Museum to look at S.C. silver in Civil War

The S.C. State Museum will hold a silver symposium Sunday, May 1, with an afternoon program titled “South Carolina Silver in the Civil War: Did Sherman Take it All?”

In addition to Curator of History Fritz Hamer’s reading of two February 1865 accounts of the theft of silver and jewelry in the Palmetto State by Union troops, members of the South Carolina Silver Society will speak on hidden silver in Cheraw, Charleston and Trinity.

They will also discuss how the Hampton silver escaped the fire at Millwood Plantation as Sherman’s troops laid waste to the Midlands in the waning months of the War Between the States.

It was barely five years ago that a cache of Wade Hampton silver returned to South Carolina for the first time in two generations. The collection had left the state and then the country two generations earlier with an adventuring Hampton heir.

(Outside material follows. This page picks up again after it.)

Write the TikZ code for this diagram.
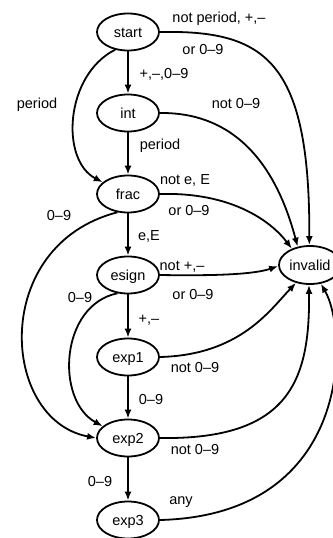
\documentclass[tikz,border=0pt]{standalone}
\usepackage{fontspec}
\setmainfont{Liberation Sans}
\usetikzlibrary{shapes.geometric,arrows.meta}
\begin{document}
\begin{tikzpicture}[x=1pt,y=-1pt,
  state/.style={ellipse, draw, line width=1.8pt, minimum width=62pt, minimum height=37pt,
    inner sep=0pt, text height=10pt, text depth=0pt, font=\fontsize{14.5}{17}\selectfont},
  lbl/.style={inner sep=0pt, text height=10pt, text depth=0pt, font=\fontsize{14.5}{17}\selectfont},
  edge/.style={line width=1.8pt, -{Latex[length=9pt,width=7pt]}}]
\useasboundingbox (0,0) rectangle (332,538);
% states
\node[state] (start) at (128,32) {start};
\node[state] (int) at (128,113) {int};
\node[state] (frac) at (128,194) {frac};
\node[state] (esign) at (128,275) {esign};
\node[state] (exp1) at (128,357) {exp1};
\node[state] (exp2) at (128,438) {exp2};
\node[state] (exp3) at (128,520) {exp3};
\node[state, minimum width=62pt, minimum height=38pt] (invalid) at (310,265) {invalid};
% straight transitions
\draw[edge] (start) -- (int);
\draw[edge] (int) -- (frac);
\draw[edge] (frac) -- (esign);
\draw[edge] (esign) -- (exp1);
\draw[edge] (exp1) -- (exp2);
\draw[edge] (exp2) -- (exp3);
% left curves
\draw[edge] (start.234) .. controls (65,75) and (60,160) .. (frac.155);
\draw[edge] (frac.240) .. controls (-10,245) and (0,420) .. (exp2.west);
\draw[edge] (esign.240) .. controls (60,305) and (55,400) .. (exp2.155);
% to invalid
\draw[edge] (start.east) .. controls (265,30) and (310,60) .. (invalid.92);
\draw[edge] (int.east) .. controls (245,112) and (280,180) .. (invalid.124);
\draw[edge] (frac.east) .. controls (230,192) and (270,220) .. (invalid.138);
\draw[edge] (esign.east) .. controls (220,276) and (255,274) .. (invalid.182);
\draw[edge] (exp1.east) .. controls (240,355) and (270,310) .. (invalid.232);
\draw[edge] (exp2.east) .. controls (290,440) and (310,380) .. (invalid.267);
\draw[edge] (exp3.east) .. controls (355,515) and (348,330) .. (invalid.300);
% labels
\node[lbl] (l1a) at (219,18) {not period, +,–};
\node[lbl] (l1b) at (203,49) {or 0–9};
\node[lbl] (l2) at (164,73) {+,–,0–9};
\node[lbl] (l3) at (37,103) {period};
\node[lbl] (l4) at (236,103) {not 0–9};
\node[lbl] (l5) at (160,144) {period};
\node[lbl] (l6a) at (185,179) {not e, E};
\node[lbl] (l6b) at (189,210) {or 0–9};
\node[lbl] (l7) at (59,215) {0–9};
\node[lbl] (l8) at (149,235) {e,E};
\node[lbl] (l9a) at (182,265) {not +,–};
\node[lbl] (l9b) at (193,294) {or 0–9};
\node[lbl] (l10) at (80,297) {0–9};
\node[lbl] (l11) at (149,318) {+,–};
\node[lbl] (l12) at (195,367) {not 0–9};
\node[lbl] (l13) at (151,399) {0–9};
\node[lbl] (l14) at (195,449) {not 0–9};
\node[lbl] (l15) at (100,481) {0–9};
\node[lbl] (l16) at (181,499) {any};
\end{tikzpicture}
\end{document}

Its return only occurred, according to information from the S.C. Archives and History Foundation, because an astute South Carolina collector named Frank Fletcher and his wife had a chance encounter with a Hampton heir in, of all places, Fiji.

Fletcher remained vigilant in efforts to get the silver back to South Carolina, eventually conveying word of his discovery to Walker Clarke, then-president of the Archives and History Foundation.

The foundation’s board was able to work with the silver’s owner and bring the famed silver back to the city where it once graced dining and tea tables of the antebellum rich and famous.

Sunday’s program, which runs from 1 p.m.-3:30 p.m., is free with museum admission or membership.